In this study, cryogenic temperature large strain extrusion machining (CT-LSEM) as a novel severe plastic deformation (SPD) method for producing ultra-fine grained (UFG) microstructure is investigated. Solution treated Al 7075 alloy was subjected to CT-LSEM, room temperature (RT) LSEM, as well as CT free machining (CT-FM) with different machining velocities to study their comparative effects. The microstructure evolution and mechanical properties were characterized by differential scanning calorimetry (DSC), scanning electron microscopy (SEM), transmission electron microscopy (TEM), and Vickers hardness measurements. It is observed that the hardness of the sample has increased from 105 HV to 169 HV and the chip can be fully extruded under CT-LSEM at the velocity of 5.4 m/min.

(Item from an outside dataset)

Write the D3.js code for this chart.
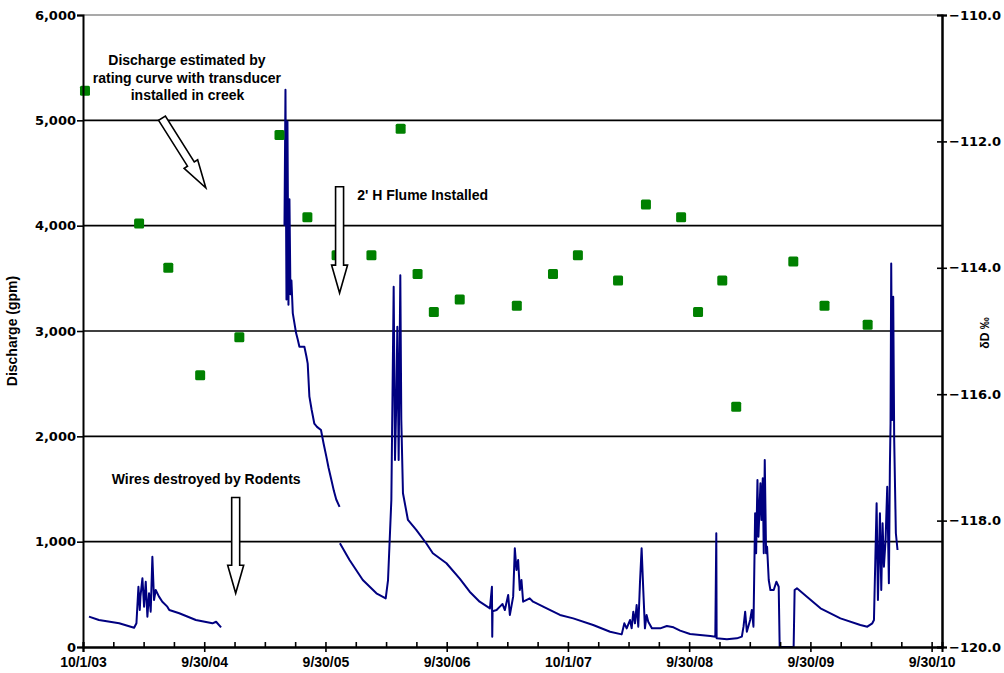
<!DOCTYPE html>
<html>
<head>
<meta charset="utf-8">
<script src="https://cdn.jsdelivr.net/npm/d3@7"></script>
<style>
  body { margin: 0; background: #fff; }
  svg { display: block; }
  .tick text { font-family: "Liberation Sans", Arial, sans-serif; font-weight: bold; fill: #000; }
  .note { font-family: "Liberation Sans", Arial, sans-serif; font-weight: bold; font-size: 14px; fill: #000; }
</style>
</head>
<body>
<script>
// discharge record, [date, gpm]; null marks a gap in the logger record
var flowSeries = [
  ["2003-10-19", 288], ["2003-11-18", 256], ["2004-01-18", 225], ["2004-03-03", 183],
  ["2004-03-10", 225], ["2004-03-16", 572], ["2004-03-20", 351], ["2004-03-22", 478],
  ["2004-03-28", 652], ["2004-04-02", 383], ["2004-04-07", 620], ["2004-04-12", 288],
  ["2004-04-17", 510], ["2004-04-22", 335], ["2004-04-27", 857], ["2004-05-02", 446],
  ["2004-05-07", 541], ["2004-05-17", 478], ["2004-05-27", 430], ["2004-06-11", 383],
  ["2004-06-17", 351], ["2004-07-17", 320], ["2004-09-05", 256], ["2004-10-25", 225],
  ["2004-11-05", 240], ["2004-11-20", 187],
  null,
  ["2005-05-30", 4000], ["2005-06-02", 5290], ["2005-06-05", 3300], ["2005-06-08", 4990],
  ["2005-06-11", 3250], ["2005-06-14", 4250], ["2005-06-17", 3350], ["2005-06-20", 3480],
  ["2005-06-24", 3170], ["2005-07-04", 2980], ["2005-07-09", 2920], ["2005-07-14", 2850],
  ["2005-07-29", 2850], ["2005-08-04", 2760], ["2005-08-08", 2690], ["2005-08-13", 2380],
  ["2005-08-20", 2250], ["2005-08-28", 2120], ["2005-09-05", 2090], ["2005-09-17", 2060],
  ["2005-09-25", 1930], ["2005-10-03", 1810], ["2005-10-10", 1700], ["2005-10-18", 1590],
  ["2005-10-26", 1480], ["2005-11-02", 1400], ["2005-11-12", 1330],
  null,
  ["2005-11-13", 985], ["2005-12-12", 826], ["2006-01-21", 636], ["2006-03-03", 510],
  ["2006-03-31", 462], ["2006-04-07", 636], ["2006-04-12", 1016], ["2006-04-17", 1396],
  ["2006-04-24", 3420], ["2006-04-28", 1775], ["2006-05-02", 2345], ["2006-05-05", 3040],
  ["2006-05-09", 1775], ["2006-05-14", 3530], ["2006-05-17", 2155], ["2006-05-22", 1460],
  ["2006-06-06", 1206], ["2006-07-01", 1111], ["2006-07-31", 985], ["2006-08-20", 890],
  ["2006-09-30", 795], ["2006-11-09", 650], ["2006-12-09", 525], ["2007-01-08", 430],
  ["2007-02-08", 367], ["2007-02-14", 572], ["2007-02-15", 98], ["2007-02-16", 340],
  ["2007-02-28", 351], ["2007-03-10", 383], ["2007-03-18", 408], ["2007-03-25", 351],
  ["2007-04-04", 494], ["2007-04-09", 304], ["2007-04-19", 478], ["2007-04-24", 937],
  ["2007-04-29", 731], ["2007-05-04", 826], ["2007-05-09", 541], ["2007-05-14", 636],
  ["2007-05-19", 430], ["2007-06-08", 462], ["2007-06-18", 430], ["2007-07-29", 367],
  ["2007-09-07", 304], ["2007-10-17", 272], ["2007-12-16", 209], ["2008-02-05", 145],
  ["2008-03-11", 120], ["2008-03-19", 225], ["2008-03-26", 177], ["2008-04-05", 256],
  ["2008-04-10", 177], ["2008-04-15", 335], ["2008-04-20", 225], ["2008-04-25", 399],
  ["2008-04-30", 193], ["2008-05-05", 605], ["2008-05-10", 937], ["2008-05-15", 541],
  ["2008-05-20", 177], ["2008-05-25", 304], ["2008-05-30", 240], ["2008-06-10", 177],
  ["2008-07-05", 177], ["2008-07-25", 199], ["2008-08-14", 187], ["2008-09-03", 155],
  ["2008-10-03", 123], ["2008-11-02", 114], ["2008-12-03", 104], ["2008-12-18", 98],
  ["2008-12-21", 1080], ["2008-12-22", 82], ["2009-01-22", 73], ["2009-02-21", 82],
  ["2009-03-08", 98], ["2009-03-13", 193], ["2009-03-18", 335], ["2009-03-23", 145],
  ["2009-04-02", 256], ["2009-04-07", 351], ["2009-04-12", 193], ["2009-04-17", 1269],
  ["2009-04-20", 890], ["2009-04-24", 1585], ["2009-04-27", 1047], ["2009-05-03", 1554],
  ["2009-05-06", 1206], ["2009-05-10", 1601], ["2009-05-13", 890], ["2009-05-16", 1775],
  ["2009-05-20", 890], ["2009-05-23", 952], ["2009-05-28", 636], ["2009-06-02", 541],
  ["2009-06-12", 541], ["2009-06-20", 620], ["2009-06-27", 572], ["2009-06-30", 0],
  ["2009-08-11", 0], ["2009-08-14", 541], ["2009-08-21", 557], ["2009-09-20", 478],
  ["2009-10-31", 367], ["2009-12-30", 272], ["2010-02-28", 209], ["2010-03-21", 193],
  ["2010-04-05", 225], ["2010-04-10", 256], ["2010-04-15", 952], ["2010-04-18", 1364],
  ["2010-04-22", 446], ["2010-04-28", 1269], ["2010-05-02", 541], ["2010-05-06", 1174],
  ["2010-05-10", 762], ["2010-05-15", 1016], ["2010-05-20", 1522], ["2010-05-25", 605],
  ["2010-05-28", 1712], ["2010-05-30", 2124], ["2010-06-01", 3640], ["2010-06-04", 2155],
  ["2010-06-07", 3326], ["2010-06-10", 1965], ["2010-06-15", 1080], ["2010-06-20", 921]
];

// deuterium samples
var isoDates = ["2003-10-07", "2004-03-18", "2004-06-14", "2004-09-18", "2005-01-14",
  "2005-05-15", "2005-08-07", "2005-11-03", "2006-02-16", "2006-05-15", "2006-07-05",
  "2006-08-23", "2006-11-09", "2007-04-30", "2007-08-17", "2007-10-31", "2008-02-29",
  "2008-05-23", "2008-09-06", "2008-10-27", "2009-01-08", "2009-02-19", "2009-08-10",
  "2009-11-12", "2010-03-22"];
var isoValues = [-111.2, -113.3, -114.0, -115.7, -115.1, -111.9, -113.2, -113.8, -113.8,
  -111.8, -114.1, -114.7, -114.5, -114.6, -114.1, -113.8, -114.2, -113.0, -113.2,
  -114.7, -114.2, -116.2, -113.9, -114.6, -114.9];

var xTickLabels = ["10/1/03", "9/30/04", "9/30/05", "9/30/06", "10/1/07", "9/30/08", "9/30/09", "9/30/10"];
var flowTicks = [0, 1000, 2000, 3000, 4000, 5000, 6000];
var isoTicks = [-120, -118, -116, -114, -112, -110];

// text notes and hollow arrows, anchored in data units
var notes = [
  {date: "2004-08-09", v: 5525, text: "Discharge  estimated by", anchor: "middle"},
  {date: "2004-08-09", v: 5354, text: "rating curve with transducer", anchor: "middle"},
  {date: "2004-08-11", v: 5193, text: "installed in creek", anchor: "middle"},
  {date: "2006-01-04", v: 4244, text: "2' H Flume Installed", anchor: "start"},
  {date: "2004-10-06", v: 1548, text: "Wires destroyed by Rodents", anchor: "middle"}
];
var arrows = [
  {from: ["2004-05-26", 5020], to: ["2004-10-05", 4360]},
  {from: ["2005-11-12", 4370], to: ["2005-11-12", 3360]},
  {from: ["2005-01-03", 1420], to: ["2005-01-03", 510]}
];

var margin = {top: 15, right: 62, bottom: 26, left: 83},
    width = 1004 - margin.left - margin.right,
    height = 673 - margin.top - margin.bottom;

var parse = d3.utcParse("%Y-%m-%d");
var dayMs = 864e5;
var t0 = Date.UTC(2003, 9, 1);

var svg = d3.select("body").append("svg")
    .attr("width", 1004)
    .attr("height", 673)
  .append("g")
    .attr("transform", "translate(" + margin.left + "," + margin.top + ")");

var x = d3.scaleUtc()
    .domain([new Date(t0), parse("2010-11-01")])
    .range([0, width]);

var y = d3.scaleLinear().domain([0, 6000]).range([height, 0]);
var y2 = d3.scaleLinear().domain([-120, -110]).range([height, 0]);

// excel style date axis: 365.25 day major unit, quarter minor unit
var majorTicks = d3.range(8).map(function(i) { return new Date(t0 + i * 365.25 * dayMs); });
var minorTicks = d3.range(29).map(function(i) { return new Date(t0 + i * 365.25 / 4 * dayMs); })
    .filter(function(d) { return d <= x.domain()[1]; });

// gridlines
svg.append("g")
  .selectAll("line")
  .data(flowTicks.filter(function(d) { return d > 0; }))
  .enter().append("line")
    .attr("x1", 0).attr("x2", width)
    .attr("y1", function(d) { return y(d); })
    .attr("y2", function(d) { return y(d); })
    .attr("stroke", function(d) { return d == 6000 ? "#8c8c8c" : "#000"; })
    .attr("stroke-width", 1.6);

// discharge line
var pts = flowSeries.map(function(d) { return d ? {date: parse(d[0]), v: d[1]} : null; });
var line = d3.line()
    .defined(function(d) { return d !== null; })
    .x(function(d) { return x(d.date); })
    .y(function(d) { return y(d.v); });

svg.append("path")
    .datum(pts)
    .attr("fill", "none")
    .attr("stroke", "#000080")
    .attr("stroke-width", 2)
    .attr("stroke-linejoin", "round")
    .attr("d", line);

// isotope squares
svg.append("g")
  .selectAll("rect")
  .data(isoDates)
  .enter().append("rect")
    .attr("x", function(d) { return x(parse(d)) - 5; })
    .attr("y", function(d, i) { return y2(isoValues[i]) - 5; })
    .attr("width", 10)
    .attr("height", 10)
    .attr("rx", 1.5)
    .attr("fill", "#008000");

// axes
var gx = svg.append("g")
    .attr("transform", "translate(0," + height + ")");
gx.append("g")
    .call(d3.axisBottom(x).tickValues(minorTicks).tickSize(-5).tickFormat(""));
gx.append("g")
    .call(d3.axisBottom(x).tickValues(majorTicks).tickSize(5).tickPadding(5)
      .tickFormat(function(d, i) { return xTickLabels[i]; }))
    .selectAll("text").style("font-size", "14px");

svg.append("g")
    .call(d3.axisLeft(y).tickValues(flowTicks).tickSize(6).tickPadding(1).tickFormat(d3.format(",")))
    .selectAll("text").style("font-family", "DejaVu Sans").style("font-size", "13px");

var gr = svg.append("g").attr("transform", "translate(" + width + ",0)");
gr.append("g")
    .call(d3.axisRight(y2).tickValues(isoTicks).tickSize(-5).tickFormat(""));
gr.append("g")
    .call(d3.axisRight(y2).tickValues(isoTicks).tickSize(5).tickPadding(2).tickFormat(d3.format(".1f")))
    .selectAll("text").style("font-family", "DejaVu Sans").style("font-size", "13px");

svg.selectAll(".domain").attr("stroke", "#000").attr("stroke-width", 2);
svg.selectAll(".tick line").attr("stroke", "#000").attr("stroke-width", 1.6);

// axis titles
svg.append("text")
    .attr("class", "note")
    .attr("transform", "translate(" + (-66) + "," + (height / 2) + ") rotate(-90)")
    .attr("text-anchor", "middle")
    .style("font-size", "14px")
    .text("Discharge (gpm)");

svg.append("text")
    .attr("class", "note")
    .attr("transform", "translate(" + (width + 47) + "," + (height / 2 + 2) + ") rotate(-90)")
    .attr("text-anchor", "middle")
    .style("font-size", "12px")
    .text("δD ‰");

// annotations
svg.append("g")
  .selectAll("text")
  .data(notes)
  .enter().append("text")
    .attr("class", "note")
    .attr("x", function(d) { return x(parse(d.date)); })
    .attr("y", function(d) { return y(d.v); })
    .attr("text-anchor", function(d) { return d.anchor; })
    .text(function(d) { return d.text; });

function hollowArrow(a) {
  var x1 = x(parse(a.from[0])), y1 = y(a.from[1]),
      x2 = x(parse(a.to[0])), y2p = y(a.to[1]);
  var len = Math.hypot(x2 - x1, y2p - y1),
      ux = (x2 - x1) / len, uy = (y2p - y1) / len,
      nx = -uy, ny = ux,
      sw = 4, hw = 8, hl = 28;
  var bx = x2 - ux * hl, by = y2p - uy * hl;
  var p = [
    [x1 + nx * sw, y1 + ny * sw],
    [bx + nx * sw, by + ny * sw],
    [bx + nx * hw, by + ny * hw],
    [x2, y2p],
    [bx - nx * hw, by - ny * hw],
    [bx - nx * sw, by - ny * sw],
    [x1 - nx * sw, y1 - ny * sw]
  ];
  return p.map(function(q) { return q.join(","); }).join(" ");
}

svg.append("g")
  .selectAll("polygon")
  .data(arrows)
  .enter().append("polygon")
    .attr("points", hollowArrow)
    .attr("fill", "#fff")
    .attr("stroke", "#000")
    .attr("stroke-width", 1.6);
</script>
</body>
</html>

The chip thickness and hardness decrease with velocity except for RT-LSEM at the machining velocity of 21.6 m/min, under which the precipitation hardening exceeds the softening effect. The constraining tool and processing temperature play a significant role in chip morphology. DSC analysis suggests that the LSEM process can accelerate the aging kinetics of the alloy. A higher dislocation density, which is due to the suppression of dynamic recovery, contributes to the CT-LSEM samples, resulting in greater hardness than the RT-LSEM samples.